Canadian Unemployment Rate Falls, Potential Set Up For Further Rate Hikes

Canadian Unemployment Rate Falls, Potential Set Up For Further Rate Hikes

The Canadian economy continues to defy gravity, at least from the view of headline data. Statistics Canada (Stat Can) released its latest Labor Force Survey (LFS) showing the unemployment rate fell in January. Experts warn it doesn’t tell the whole story, but it may be enough to drive expectations. If Canada continues to produce such positive headline data, analysts see something that was thought unthinkable until last week—further interest rate hikes. 


Canadian Unemployment Falls For The First Time Since 2022


Canada’s economy has been outperforming expectations and employment was not an exception. The unemployment rate dropped 0.1 points to 5.7% in January. It was the first decline for the rate since December 2022, which shouldn’t surprise with GDP data coming in much higher than expected. However, some economists are warning the headlines are better than the data. 


“…the headline figures mask weakness in the details. For the second month running, job gains were all part-time and mostly in the public sector, while more discouraged job hunters left the labor force,” explains Tony Stillo, a Director at Oxford Economics. 


More Working Aged Canadians Are Being Excluded From The Data


The participation rate highlights Stillo’s point regarding discouraged workers. The rate measures the share of the workforce that’s ready, willing, able, and employed or actively seeking work. It fell 0.2% to 65.3% in January, and has fallen 0.4 points from last year. That’s nearly 500k more people excluded from the unemployment rate. 


Participation rates aren’t just discouraged workers, they include people that can’t work for various reasons. It can be due to school, family care, retirement, illness, disability, traveling, volunteering, etc.. Virtually any reason that presents a commitment that could impede on one’s ability to search for work, preventing that person from being considered unemployed. 


Great for positive data. Canada’s population is growing much faster than the country is creating jobs, but a large portion of that growth are international students. Despite the country repeatedly citing these students as filling an essential part of the workforce, if they can’t actually find a job—tough luck. They aren’t considered unemployed officially. 
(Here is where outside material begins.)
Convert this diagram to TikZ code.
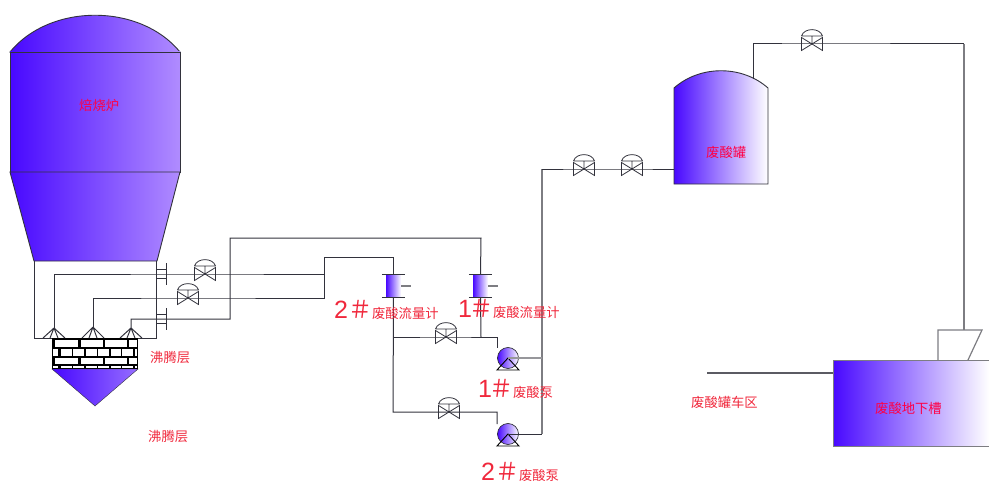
\documentclass[tikz,border=0pt]{standalone}
\usepackage{fontspec}
\setmainfont{Liberation Sans}
\newfontfamily\cjk{Noto Sans CJK SC}
\newcommand{\tagnum}[2][0pt]{\smash{{\rmfamily\fontsize{25}{25}\selectfont #2}\kern#1{\fontsize{24}{24}\selectfont ＃}}}
\definecolor{deepviolet}{RGB}{72,8,255}
\definecolor{paleviolet}{RGB}{176,140,255}
\definecolor{midviolet}{RGB}{150,110,255}
\definecolor{linedark}{RGB}{50,50,60}
\definecolor{linegray}{RGB}{125,125,130}
\definecolor{textred}{RGB}{240,40,60}
\definecolor{brightred}{RGB}{255,0,70}
\begin{document}
\begin{tikzpicture}[
        x=1pt, y=-1pt,
        pipe/.style={draw=linedark, line width=1pt},
        graypipe/.style={draw=linegray, line width=1.2pt},
        shell/.style={draw=linedark, line width=0.9pt, left color=deepviolet, right color=paleviolet},
        vessel/.style={draw=linedark, line width=0.9pt, left color=deepviolet, right color=white},
        valve/.style={inner sep=0pt, minimum width=24pt, minimum height=32pt, path picture={
            \draw[linedark, line width=0.8pt, shift={(path picture bounding box.center)}]
                (-10.5,-6.5) -- (10.5,6.5) -- (10.5,-6.5) -- (-10.5,6.5) -- cycle
                (0,0) -- (0,-8) (-10.5,-8) -- (10.5,-8)
                (-10.5,-8) .. controls (-8,-16.5) and (8,-16.5) .. (10.5,-8);
        }},
        pumpbody/.style={circle, draw=linedark, line width=0.7pt, minimum size=21pt, inner sep=0pt, left color=deepviolet, right color=white},
        pumpbase/.style={draw=black, line width=0.9pt},
        fmeter/.style={rectangle, inner sep=0pt, minimum width=15pt, minimum height=22pt, left color=deepviolet, right color=white},
        redtext/.style={text=textred, inner sep=0pt, anchor=west, font=\cjk\fontsize{13.3}{15}\selectfont}
    ]
    \useasboundingbox (0,0) rectangle (989,487);

    % Furnace
    \path[shell] (10,52) .. controls (50,3) and (140,3) .. (180,52) -- cycle;
    \path[shell] (10,52) rectangle (180,172);
    \path[shell] (10,172) -- (180,172) -- (157,261) -- (34,261) -- cycle;
    \node[redtext, text=brightred] (furnace) at (79,105) {焙烧炉};

    % Lower box and brick bed
    \draw[pipe] (34,261) -- (34,338) -- (156,338) -- (156,261);
    \fill[black] (52,338) rectangle (138,369);
    \foreach \ya/\yb in {340/347, 358/364}
        \foreach \xa/\xb in {55/78, 81/103, 105/127, 129/137}
            \fill[white] (\xa,\ya) rectangle (\xb,\yb);
    \foreach \ya/\yb in {349/356, 366/368}
        \foreach \xa/\xb in {53/58, 61/72, 73/84, 86/97, 98/109, 111/121, 122/133, 135/137}
            \fill[white] (\xa,\ya) rectangle (\xb,\yb);
    \path[draw=linedark, left color=deepviolet, right color=midviolet] (52,369) -- (138,369) -- (95,406) -- cycle;

    % Nozzles
    \foreach \x/\y/\name in {54/328/noza, 93/327/nozb, 131/328/nozc} {
        \coordinate (\name) at (\x,\y);
        \draw[pipe] (\name) -- (\x-11,338) (\name) -- (\x-4,338) (\name) -- (\x+4,338) (\name) -- (\x+11,338);
    }

    % Flanges
    \coordinate (flangea) at (156,274);
    \coordinate (flangeb) at (156,319);
    \foreach \name in {flangea, flangeb}
        \draw[pipe] ([shift={(0,-4.5)}]\name) -- ++(10,0) ([shift={(0,4.5)}]\name) -- ++(10,0)
                    ([shift={(10,-11)}]\name) -- ++(0,22);

    % Valves
    \node[valve] (vfura) at (205,274) {};
    \node[valve] (vfurb) at (188,298) {};
    \node[valve] (vpuma) at (446,337) {};
    \node[valve] (vpumb) at (449,412) {};
    \node[valve] (vouta) at (584,169) {};
    \node[valve] (voutb) at (632,169) {};
    \node[valve] (vtop) at (812,44) {};

    % Flow meters
    \node[fmeter] (fmb) at (393.5,286) {};
    \node[fmeter] (fma) at (480.5,286) {};
    \foreach \name in {fma, fmb} {
        \draw[pipe] ([xshift=-4pt]\name.north west) -- ([xshift=4pt]\name.north east);
        \draw[pipe] ([xshift=-4pt]\name.south west) -- ([xshift=4pt]\name.south east);
        \draw[linegray, line width=1.6pt] (\name.east) -- ++(10,0);
    }

    % Pumps
    \node[pumpbody] (pumpa) at (508,358) {};
    \node[pumpbody] (pumpb) at (508,434) {};
    \foreach \name in {pumpa, pumpb}
        \draw[pumpbase] (\name.center) -- ++(-11,12) -- ++(22,0) -- cycle;

    % Acid tank
    \path[vessel] (674,88) .. controls (700,65) and (742,65) .. (768,88) -- (768,184) -- (674,184) -- cycle;
    \node[redtext, text=brightred] (tanklabel) at (706,152) {废酸罐};
    \coordinate (tankin) at (674,169);
    \coordinate (tankout) at (753,79);

    % Underground tank and hopper
    \node[rectangle, draw=linegray, line width=0.9pt, left color=deepviolet, right color=white, minimum width=156pt, minimum height=86pt, inner sep=0pt] (sump) at (911,403) {};
    \coordinate (hopper) at (964,330);
    \draw[graypipe] (938,360) -- (938,330) -- (982,330) -- (968,360);
    \node[redtext, text=brightred] (sumplabel) at (875,408) {废酸地下槽};
    \coordinate (carline) at (707,373);
    \draw[graypipe, draw=linedark!80] (carline) -- (carline -| sump.west);

    % Pipes from furnace
    \draw[pipe] (noza) |- (vfura.center) -- (324,274);
    \draw[pipe] (nozb) |- (vfurb.center) -- (324,298) -- (324,257) -| (fmb.north);
    \draw[pipe] (nozc) |- (230,319) |- (481,238) -- (fma.north);

    % Pipes to pumps
    \draw[pipe] (fmb.south) -- (393,412) -- (vpumb.center) -- (497,412) -- (497,424);
    \draw[pipe] (393,337) -- (vpuma.center) -- (497,337) -- (497,348);
    \draw[pipe] (fma.south) -- (481,337);

    % Pipes out of pumps
    \draw[graypipe] (542,434) -- (542,169);
    \draw[graypipe, draw=linegray!80] (pumpa.center) -- (542,358);
    \draw[pipe] (pumpb.center) -- (542,434);
    \draw[pipe] (542,169) -- (vouta.center) -- (voutb.center) -- (tankin);

    % Pipe from tank to hopper
    \draw[pipe] (tankout) |- (vtop.center) -- (964,44);
    \draw[graypipe] (964,44) -- (hopper);

    % Labels
    \node[redtext] (beda) at (150,358) {沸腾层};
    \node[redtext] (bedb) at (148,437) {沸腾层};
    \node[redtext] (fmblabel) at (334,313) {\tagnum{2}废酸流量计};
    \node[redtext] (fmalabel) at (458,312) {\tagnum[-3pt]{1}废酸流量计};
    \node[redtext] (pumpalabel) at (478,392) {\tagnum[-3pt]{1}废酸泵};
    \node[redtext] (pumpblabel) at (481,475) {\tagnum{2}废酸泵};
    \node[redtext] (carlabel) at (691,402) {废酸罐车区};

    \end{tikzpicture}
\end{document}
Canada’s Positive Headline Data May Drive Rates Higher


The latest employment data revealed a stronger-than-expected economy. While there are caveats with those numbers, they simply aren’t a driving factor when it comes to policy. Stillo’s team sees the positive data as more of an exception than something he expects to continue in the near-term. 


“Today’s job report suggests a firmer economy to start 2024, but we continue to expect the labour market will weaken in H1 as hiring falters and layoffs mount as households cut spending during a deepening recession,” he explains. 


Despite those students not counted as unemployed, post graduation they will be. Stillo sees this contributing further to the unemployment rate, pushing it towards the 7.5% range later this year. 


A Canadian recession that blows up the job market and leads to rate cuts has become virtually a consensus at this point. That might not be the case if positive headline data continues to drive the narrative though. Stillo believes continued outperformance may actually drive a completely different outcome. 


“However, in contrast to our baseline recession forecast, our modeling of a soft-landing scenario as expected by the BoC would result in continued labour market strength, higher inflation and likely prompt it to resume hiking, potentially lifting the policy rate to 5.5% by mid-year,” he warns. 


More bluntly put, the negative outcome is still a certainty. How the country gets there is the mystery.